With the compiler now capable of constructing a detailed representation of input programs, I began implementing a .NET IL generation backend. I did this in stages, adding support for expressions and local variable definitions first, then working through the other more advanced language constructs.
I initially used scaffolding to test generated IL snippets, because the compiler wasn't capable of generating completely self-contained IL programs. As I implemented .NET IL for the various ghūl language features, and the compiler became increasingly more capable, I guarded against regressions by building integration tests (opens new window) as I went. The regression test runner started out as a collection of bash scripts, but as the compiler stabilized, I rewrote it in ghūl (opens new window). The initial regression suite included tests asserting correct IL generation for all the different ghūl language constructs as I implemented them. As soon as the compiler could generate code for complete programs, I added further integration tests exercising generated code execution.

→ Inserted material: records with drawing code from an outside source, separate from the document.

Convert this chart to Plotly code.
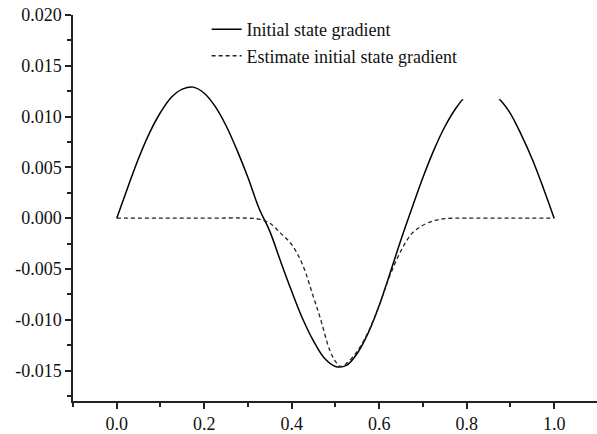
import plotly.graph_objects as go

# Solid: initial state gradient
x_true = [0.000, 0.025, 0.050, 0.075, 0.100, 0.125, 0.150, 0.175, 0.200, 0.225,
          0.250, 0.275, 0.300, 0.325, 0.350, 0.375, 0.400, 0.425, 0.450, 0.475,
          0.500, 0.525, 0.550, 0.575, 0.600, 0.625, 0.650, 0.675, 0.700, 0.725,
          0.750, 0.775, 0.800, 0.825, 0.850, 0.875, 0.900, 0.925, 0.950, 0.975, 1.000]
y_true = [0.0, 3.0, 5.9, 8.4, 10.4, 11.9, 12.7, 12.9, 12.3, 11.0,
          9.1, 6.7, 4.0, 1.0, -1.3, -4.3, -7.2, -9.9, -12.1, -13.8,
          -14.6, -14.5, -13.3, -11.3, -8.6, -5.4, -2.1, 1.0, 4.0, 6.7,
          9.0, 10.8, 12.1, 12.7, 12.5, 11.7, 10.3, 8.2, 5.8, 3.0, 0.0]

# Dashed: estimated initial state gradient
x_est = [0.000, 0.100, 0.200, 0.300, 0.325, 0.350, 0.375, 0.400, 0.425, 0.450,
         0.465, 0.487, 0.500, 0.510, 0.525, 0.550, 0.575, 0.600, 0.625, 0.650,
         0.675, 0.700, 0.725, 0.750, 0.800, 0.900, 1.000]
y_est = [0.0, 0.0, 0.0, 0.0, -0.1, -0.5, -1.5, -2.6, -4.6, -7.8,
         -9.8, -13.0, -14.1, -14.6, -14.3, -13.1, -11.2, -8.6, -5.6, -3.2,
         -1.5, -0.7, -0.25, -0.05, 0.0, 0.0, 0.0]

names = ["Initial state gradient", "Estimate initial state gradient"]
x_ticks = [0.0, 0.2, 0.4, 0.6, 0.8, 1.0]
x_ticktext = ["0.0", "0.2", "0.4", "0.6", "0.8", "1.0"]
y_ticks = [0.020, 0.015, 0.010, 0.005, 0.000, -0.005, -0.010, -0.015]
y_ticktext = ["0.020", "0.015", "0.010", "0.005", "0.000", "-0.005", "-0.010", "-0.015"]

scale = 1e-3
fig = go.Figure()
fig.add_trace(go.Scatter(x=x_true, y=[v * scale for v in y_true], mode="lines",
                         name=names[0], line=dict(color="black", width=1.5, shape="spline")))
fig.add_trace(go.Scatter(x=x_est, y=[v * scale for v in y_est], mode="lines",
                         name=names[1], line=dict(color="#222", width=1.3, dash="4px,3px", shape="spline")))

# white legend box area (as in the original figure) hiding part of the curve
fig.add_shape(type="rect", xref="x", yref="y", x0=0.222, x1=0.877, y0=0.0117, y1=0.0205,
              fillcolor="white", line=dict(width=0), layer="above")

font = "Liberation Serif, Times New Roman, serif"
axis_common = dict(showline=True, linecolor="#222", linewidth=1.5, ticks="outside",
                   ticklen=6, tickwidth=1.5, tickcolor="#222", showgrid=False, zeroline=False,
                   tickfont=dict(family=font, size=18, color="#111"),
                   minor=dict(ticks="outside", ticklen=4, tickwidth=1.5, tickcolor="#222"))
fig.update_xaxes(range=[-0.1, 1.098], tickvals=x_ticks, ticktext=x_ticktext,
                 **axis_common)
fig.update_xaxes(minor=dict(tickvals=[-0.1, 0.1, 0.3, 0.5, 0.7, 0.9, 1.1]))
fig.update_yaxes(range=[-0.018, 0.020], tickvals=y_ticks, ticktext=y_ticktext,
                 **axis_common)
fig.update_yaxes(minor=dict(tickvals=[0.0175, 0.0125, 0.0075, 0.0025, -0.0025, -0.0075, -0.0125, -0.0175]))

fig.update_layout(
    width=597, height=434,
    margin=dict(l=73, r=0, t=15, b=28),
    paper_bgcolor="white", plot_bgcolor="white",
    showlegend=True,
    legend=dict(x=0.255, y=1.01, xanchor="left", yanchor="top", bgcolor="rgba(0,0,0,0)",
                font=dict(family=font, size=18, color="#111"), tracegroupgap=0,
                itemwidth=30),
)
fig.write_html("out.html")
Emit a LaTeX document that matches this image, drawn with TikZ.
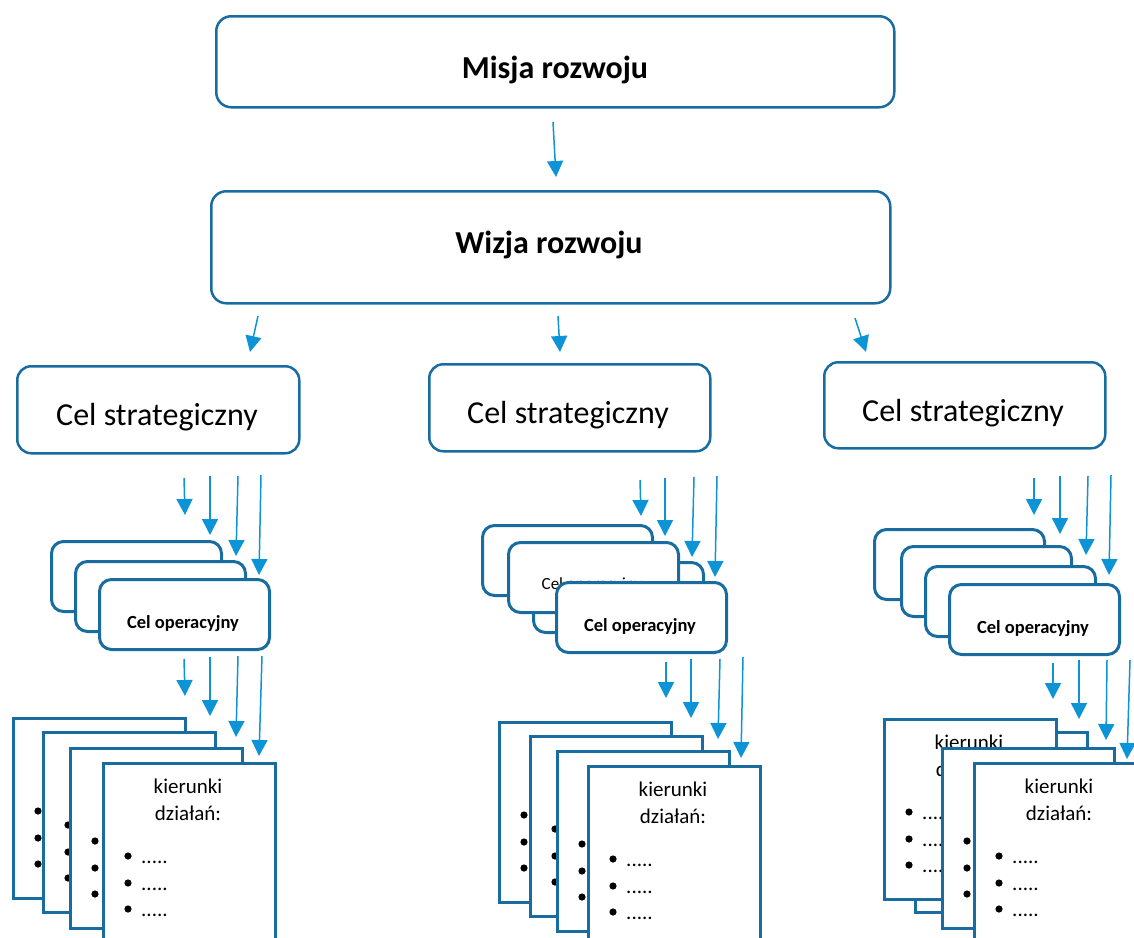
\documentclass[tikz,border=0pt]{standalone}
\usepackage{fontspec}
\setmainfont{Carlito}
\usetikzlibrary{arrows.meta}
\definecolor{boxblue}{RGB}{25,108,160}
\definecolor{arrblue}{RGB}{12,148,214}
\tikzset{
  bigbox/.style={draw=boxblue, line width=2.5pt, rounded corners=15pt, fill=white, anchor=north west, inner sep=0pt},
  stratbox/.style={draw=boxblue, line width=2.5pt, rounded corners=14pt, fill=white, anchor=north west, inner sep=0pt, minimum width=281pt, minimum height=87pt},
  opbox/.style={draw=boxblue, line width=3pt, rounded corners=12pt, fill=white, anchor=north west, inner sep=0pt, minimum width=170pt, minimum height=70pt},
  kbox/.style={draw=boxblue, line width=3pt, fill=white, anchor=north west, inner sep=0pt, minimum width=172pt, minimum height=180pt},
  bigtext/.style={font=\fontsize{32}{38}\selectfont\bfseries, anchor=base, inner sep=0pt},
  strattext/.style={font=\fontsize{32}{38}\selectfont, anchor=base, inner sep=0pt},
  optext/.style={font=\fontsize{18.5}{22}\selectfont\bfseries, anchor=base, inner sep=0pt},
  opsmall/.style={font=\fontsize{17}{20}\selectfont, anchor=base, inner sep=0pt},
  ktext/.style={font=\fontsize{21}{25}\selectfont, anchor=base, inner sep=0pt},
  arr/.style={draw=arrblue, line width=1.5pt, -{Triangle[width=16pt,length=16pt]}},
}
\newcommand\myarrow[5]{%
  \coordinate (#1s) at (#2,#3);
  \coordinate (#1e) at (#4,#5);
  \draw[arr] (#1s) -- (#1e);
}
% box with bullets only (its texts are hidden under the next sheet)
\newcommand\kbul[3]{%
  \node[kbox] (#1) at (#2,#3) {};
  \foreach \dy in {94,121,147}{
    \fill ([shift={(26,\dy)}]#1.north west) circle (3.6pt);
  }
}
% full sheet
\newcommand\kstack[3]{%
  \kbul{#1}{#2}{#3}
  \node[ktext] (#1t1) at ([shift={(86,31)}]#1.north west) {kierunki};
  \node[ktext] (#1t2) at ([shift={(86,58)}]#1.north west) {działań:};
  \foreach \i/\dy in {1/94,2/121,3/147}{
    \node[ktext, anchor=base west] (#1d\i) at ([shift={(39,\dy+7)}]#1.north west) {.....};
  }
}
\newcommand\opnode[4]{%
  \node[opbox] (#1) at (#2,#3) {};
  \node[optext] (#1t) at ([shift={(85,50)}]#1.north west) {#4};
}
\begin{document}
\begin{tikzpicture}[x=1pt,y=-1pt]
\useasboundingbox (0,0) rectangle (1134,937);

% top boxes
\node[bigbox, minimum width=678pt, minimum height=91pt] (misja) at (215,15) {};
\node[bigtext] (misjat) at ([shift={(340,63)}]misja.north west) {Misja rozwoju};
\node[bigbox, minimum width=679pt, minimum height=112pt] (wizja) at (210,190) {};
\node[bigtext] (wizjat) at ([shift={(339,63)}]wizja.north west) {Wizja rozwoju};

\myarrow{mw}{553}{122}{556}{177}

% strategic
\node[stratbox, minimum width=282pt] (s1) at (16,365) {};
\node[strattext] (s1t) at ([shift={(141,60)}]s1.north west) {Cel strategiczny};
\node[stratbox] (s2) at (428,363) {};
\node[strattext] (s2t) at ([shift={(140,60)}]s2.north west) {Cel strategiczny};
\node[stratbox, minimum height=86pt] (s3) at (823,361) {};
\node[strattext] (s3t) at ([shift={(140,60)}]s3.north west) {Cel strategiczny};

\myarrow{ws1}{258}{316}{250}{352}
\myarrow{ws2}{558}{316}{560}{352}
\myarrow{ws3}{855}{318}{866}{352}

% arrows strategic -> operational
\myarrow{a11}{184}{478}{185}{515}
\myarrow{a12}{210}{476}{210}{535}
\myarrow{a13}{238}{476}{236}{556}
\myarrow{a14}{261}{475}{259}{575}
\myarrow{a21}{640}{480}{641}{516}
\myarrow{a22}{665}{478}{665}{536}
\myarrow{a23}{694}{477}{692}{557}
\myarrow{a24}{717}{476}{715}{577}
\myarrow{a31}{1034}{478}{1034}{515}
\myarrow{a32}{1060}{476}{1060}{534}
\myarrow{a33}{1088}{476}{1086}{555}
\myarrow{a34}{1111}{475}{1109}{575}

% operational stacks
\node[opbox] (o11) at (50,540) {};
\node[opbox] (o12) at (74,560) {};
\opnode{o13}{98}{578}{Cel operacyjny}

\node[opbox] (o21) at (481,524) {};
\node[opbox] (o23) at (532,561) {};
\node[opbox] (o22) at (507,541) {};
\node[opsmall] (o22t) at ([shift={(85,48)}]o22.north west) {Cel operacyjny};
\opnode{o24}{555}{581}{Cel operacyjny}

\node[opbox] (o31) at (873,528) {};
\node[opbox] (o32) at (900,545) {};
\node[opbox] (o33) at (924,565) {};
\opnode{o34}{948}{583}{Cel operacyjny}

% arrows operational -> kierunki
\myarrow{b11}{184}{659}{185}{696}
\myarrow{b12}{210}{657}{210}{716}
\myarrow{b13}{238}{656}{236}{737}
\myarrow{b14}{262}{656}{259}{756}
\myarrow{b21}{666}{662}{666}{698}
\myarrow{b22}{691}{659}{691}{718}
\myarrow{b23}{720}{659}{718}{739}
\myarrow{b24}{743}{657}{741}{758}
\myarrow{b31}{1053}{663}{1053}{699}
\myarrow{b32}{1079}{660}{1079}{719}
\myarrow{b33}{1107}{660}{1106}{740}
\myarrow{b34}{1130}{660}{1127}{759}

% kierunki stacks
\kbul{k11}{12}{717}
\kbul{k12}{42}{731}
\kbul{k13}{69}{747}
\kstack{k14}{102}{762}

\kbul{k21}{498}{721}
\kbul{k22}{529}{735}
\kbul{k23}{556}{750}
\kstack{k24}{587}{765}

\kbul{k32}{914}{731}
\kstack{k31}{883}{718}
\kbul{k33}{941}{747}
\kstack{k34}{973}{762}
\end{tikzpicture}
\end{document}
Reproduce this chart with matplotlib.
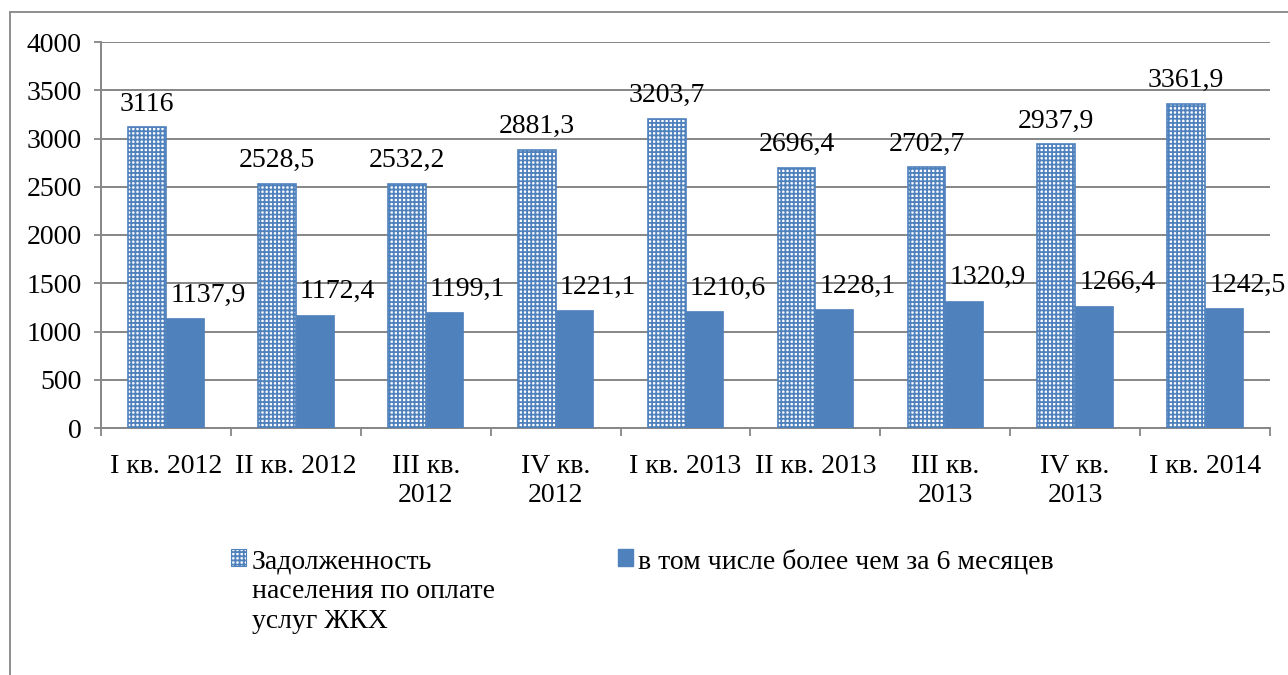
import matplotlib
matplotlib.use("Agg")
import matplotlib.pyplot as plt
from matplotlib.patches import Patch, Rectangle
import numpy as np

categories = ["I кв. 2012", "II кв. 2012", "III кв.\n2012", "IV кв.\n2012",
              "I кв. 2013", "II кв. 2013", "III кв.\n2013", "IV кв.\n2013", "I кв. 2014"]
total_debt = [3116, 2528.5, 2532.2, 2881.3, 3203.7, 2696.4, 2702.7, 2937.9, 3361.9]
over_6_months = [1137.9, 1172.4, 1199.1, 1221.1, 1210.6, 1228.1, 1320.9, 1266.4, 1242.5]
series_names = ["Задолженность\nнаселения по оплате\nуслуг ЖКХ",
                "в том числе более чем за 6 месяцев"]
y_ticks = [0, 500, 1000, 1500, 2000, 2500, 3000, 3500, 4000]

BLUE = "#4f81bd"
GRAY = "#868686"
FS = 20
FAMILY = ['Liberation Serif', 'DejaVu Serif']

plt.rcParams['font.family'] = FAMILY
plt.rcParams['hatch.linewidth'] = 1.3
plt.rcParams['hatch.color'] = BLUE

fig = plt.figure(figsize=(12.88, 6.75), dpi=100)
ax = fig.add_axes([101/1288, 1 - 428/675, (1270-101)/1288, (428-42)/675])

# outer frame (extends beyond right/bottom edge)
fig.add_artist(Rectangle((10/1288, -0.1), 1.2, 1 - 12/675 + 0.1,
                         transform=fig.transFigure, fill=False,
                         edgecolor=GRAY, linewidth=1.3))

x = np.arange(len(categories))
w = 0.29
ax.bar(x - w/2, total_debt, w, facecolor="white", edgecolor=BLUE,
       hatch="++++", linewidth=1.2, zorder=3)
ax.bar(x + w/2, over_6_months, w, color=BLUE, edgecolor=BLUE,
       linewidth=0.5, zorder=3)

def fmt(v):
    return f"{v:g}".replace(".", ",")

for xi, v in zip(x - w/2, total_debt):
    ax.annotate(fmt(v), (xi, v), xytext=(0, 12), textcoords="offset points",
                ha="center", va="baseline", fontsize=FS, family=FAMILY, zorder=4)
for xi, v in zip(x, over_6_months):
    ax.annotate(fmt(v), (xi, v), xytext=(3, 12), textcoords="offset points",
                ha="left", va="baseline", fontsize=FS, family=FAMILY, zorder=4)

ax.set_xlim(-0.5, len(categories) - 0.5)
ax.set_ylim(0, 4000)
ax.set_yticks(y_ticks)
ax.set_yticklabels([str(t) for t in y_ticks], fontsize=FS, family=FAMILY)
ax.yaxis.grid(True, color=GRAY, linewidth=1.4, zorder=0)
ax.set_axisbelow(True)

ax.set_xticks(x)
ax.set_xticklabels(categories, fontsize=FS, linespacing=1.18, family=FAMILY)
ax.set_xticks(np.arange(len(categories) + 1) - 0.5, minor=True)
ax.tick_params(axis="x", which="major", length=0, pad=19)
ax.tick_params(axis="x", which="minor", length=6, width=1.3, color=GRAY, direction="out")
ax.tick_params(axis="y", length=5, width=1.3, color=GRAY, pad=9)

for s in ["top", "right"]:
    ax.spines[s].set_visible(False)
for s in ["left", "bottom"]:
    ax.spines[s].set_color(GRAY)
    ax.spines[s].set_linewidth(1.4)

handles = [Patch(facecolor="white", edgecolor=BLUE, hatch="++++", linewidth=0.8),
           Patch(facecolor=BLUE, edgecolor=BLUE)]
leg = fig.legend(handles, series_names, loc="upper left",
                 bbox_to_anchor=(231/1288, 1 - 549/675), ncol=2, frameon=False,
                 prop={'family': FAMILY, 'size': FS},
                 handlelength=0.55, handleheight=0.55,
                 handletextpad=0.2, columnspacing=4.42, borderaxespad=0,
                 borderpad=0)
for t in leg.get_texts():
    t.set_linespacing(1.27)
# align markers with the first line of each label, and columns at the top
leg._legend_handle_box.align = "top"
for col in leg._legend_handle_box.get_children():
    col.align = "left"
    for entry in col.get_children():
        entry.align = "top"

fig.savefig("out.png", dpi=100)
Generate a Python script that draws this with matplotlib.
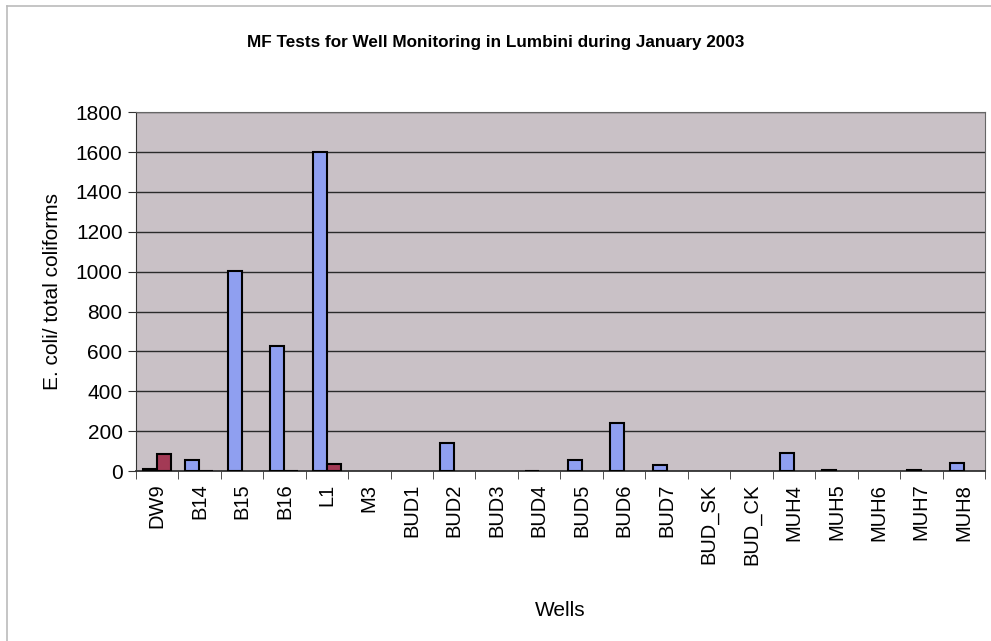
import matplotlib
matplotlib.use("Agg")
import matplotlib.pyplot as plt
import numpy as np
from matplotlib.lines import Line2D

plt.rcParams['font.family'] = ['Liberation Sans', 'DejaVu Sans']

wells = ["DW9", "B14", "B15", "B16", "L1", "M3", "BUD1", "BUD2", "BUD3", "BUD4",
         "BUD5", "BUD6", "BUD7", "BUD_SK", "BUD_CK", "MUH4", "MUH5", "MUH6", "MUH7", "MUH8"]
total_coliforms = [10, 55, 1005, 625, 1600, 0, 0, 140, 0, 3,
                   55, 243, 30, 0, 0, 90, 4, 0, 4, 40]
e_coli = [85, 3, 0, 3, 35, 0, 0, 0, 0, 0,
          0, 0, 0, 0, 0, 0, 0, 0, 0, 0]
yticks = [0, 200, 400, 600, 800, 1000, 1200, 1400, 1600, 1800]

fig = plt.figure(figsize=(9.91, 6.41), dpi=100)
ax = fig.add_axes([0.137, 0.265, 0.857, 0.560])
ax.set_facecolor('#c9c1c6')

x = np.arange(len(wells))
w = 0.33
lw_tc = [1.5 if v > 0 else 0 for v in total_coliforms]
lw_ec = [1.5 if v > 0 else 0 for v in e_coli]
ax.bar(x - w / 2, total_coliforms, width=w, color='#8f9ff0', edgecolor='black', linewidth=lw_tc, zorder=3)
ax.bar(x + w / 2, e_coli, width=w, color='#a33a55', edgecolor='black', linewidth=lw_ec, zorder=3)

ax.set_xlim(-0.5, len(wells) - 0.5)
ax.set_ylim(0, 1800)
ax.set_yticks(yticks)
ax.set_yticklabels([str(v) for v in yticks], fontsize=15)
ax.yaxis.grid(True, color='#2a2a2a', linewidth=1.0, zorder=1)
ax.set_axisbelow(True)

ax.set_xticks(x)
ax.set_xticklabels(wells, rotation=90, fontsize=14.5)
ax.tick_params(axis='x', length=0, pad=9)
ax.set_xticks(np.arange(len(wells) + 1) - 0.5, minor=True)
ax.tick_params(axis='x', which='minor', length=6, direction='out', color='#333333')
ax.tick_params(axis='y', length=6, direction='out', color='#333333')

for s in ['top', 'right']:
    ax.spines[s].set_color('#666666')
ax.spines['left'].set_color('#333333')
ax.spines['bottom'].set_color('#333333')
ax.spines['bottom'].set_linewidth(1.3)

ax.set_ylabel('E. coli/ total coliforms', fontsize=15, labelpad=10)
ax.set_xlabel('Wells', fontsize=15, labelpad=26)

fig.text(0.5, 0.934, 'MF Tests for Well Monitoring in Lumbini during January 2003',
         ha='center', va='center', fontsize=12.3, fontweight='bold')

fig.add_artist(Line2D([0.007, 1.0], [0.99, 0.99], color='#bbbbbb', linewidth=1.2))
fig.add_artist(Line2D([0.007, 0.007], [0.99, 0.0], color='#bbbbbb', linewidth=1.2))

fig.savefig('out.png', dpi=100, facecolor='white')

I continued to maintain the transpilation to L source code backend alongside the .NET IL backend throughout this process, until the .NET IL backend was sufficiently complete and stable to self-host the compiler on .NET.
This phase was complicated by L's LLVM backend and by its standard library, with features like generic collections and file handling, which interfaced with glibc and were not source compatible with similar facilities in .NET. I needed to be able to use these facilities in the compiler source, and have the built compiler run on both glibc and .NET. I solved this by cloning a small subset of the .NET standard library in ghūl, and then porting references to the L standard library in the ghūl compiler to use this .NET library subset, thus enabling the compiler to be built on and target both L and .NET.
# full self-hosting on .NET
Finally, with the compiler reliably self-hosting on .NET, I removed the L transpilation backend and the .NET library subset, and the compiler was successfully bootstrapped onto .NET.
You can see this process in the Git history in the ghūl compiler repo (opens new window), going all the way back to the initial commit.